The state must not give any political or civil power to any religion. There should be a formal and constitutional separation between the two.

 

Secularism does not teach as dogma or doctrine that there is no God or no religion that should be taken seriously.  It is not dogmatic atheism but skeptical atheism.  Or if you like it is practical atheism.

 

Dogmatic atheism - "We say there is definitely no God."

 

Sceptical atheism - "We are not happy with the evidence so we pay no heed to God or religion."

Why secularism?

It protects minority religions from having no say while bigger religions do.

The state treats the religions it unites to as political entities. Catholicism and Protestant Churches carry much political baggage from the past and act very political even in secular countries. Some Churches really are just a political party at prayer.

Religion alone leads to violence but religions that are too flavoured with politics will be worse.

Religious tampering with freedom of speech, democratic rights and reproductive rights is never ending.

Paradoxically a religion that keeps out of state affairs is protecting itself from the state. Catholic doctrine was often made up to please the Roman Empire. That was an unwarranted intrusion by the state.

The basic and essential definition

Japan’s 1946 constitution has a good definition of secularism in Article 20: “Freedom of religion is guaranteed to all. No religious organization shall receive any privileges from the State, nor exercise any political authority. No person shall be compelled to take part in any religious act, celebration, rite or practice. The State and its organs shall refrain from religious education or any other religious activity.”

It’s complicated

Secularism is complicated in the sense that it is political, social, cultural, philosophical, instructional and historical all at the one time.

First and foremost it has to be cultural, then social and then political. Forcing secularism on a nation is undemocratic. Secularism and secularisation are different things but related. Secularism then is a rather broad term.

Some say there are three secularisms. In reality these are just different ways of being secular. It is like three persons in God there are three applications of secularism in secularism.

Application 1: secularism as a socio-cultural phenomenon. This is a society ignoring religion. An example is when a play offensive to religion gets no attention. Nobody is protesting it. The religious fervour and influence wanes day by day. The demographics of people who just do not care rise and rise.

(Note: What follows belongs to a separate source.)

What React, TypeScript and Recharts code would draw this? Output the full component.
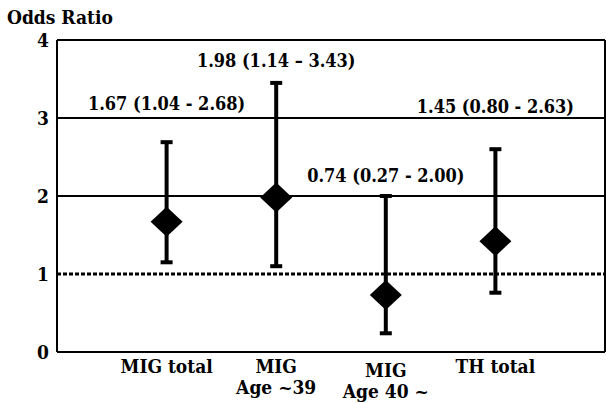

Application 2: philosophical secularism. This secularism is a tendency to argue that religion is unhealthy superstition. It wants religious promotion and practice to end.

Application 3: political secularism that does not let religion or superstition have a say in what it does.

Not all religious people are against secularism. Some champion it. But whether that is individuals not religion that is at work that is the question. There is a problem with religious secularists undoing secularism when they have a change of heart and realise they are not helping their religious system of dogma and faith community.

As somebody wrote, “In short, political secularism is about the separation of Church and State, philosophical secularism is a school of thought that sees religion as a mistaken or malevolent phenomenon that ought to be debunked and discarded, while socio-cultural secularism refers to secularization: the weakening or loss of religiosity in day to day life over time.”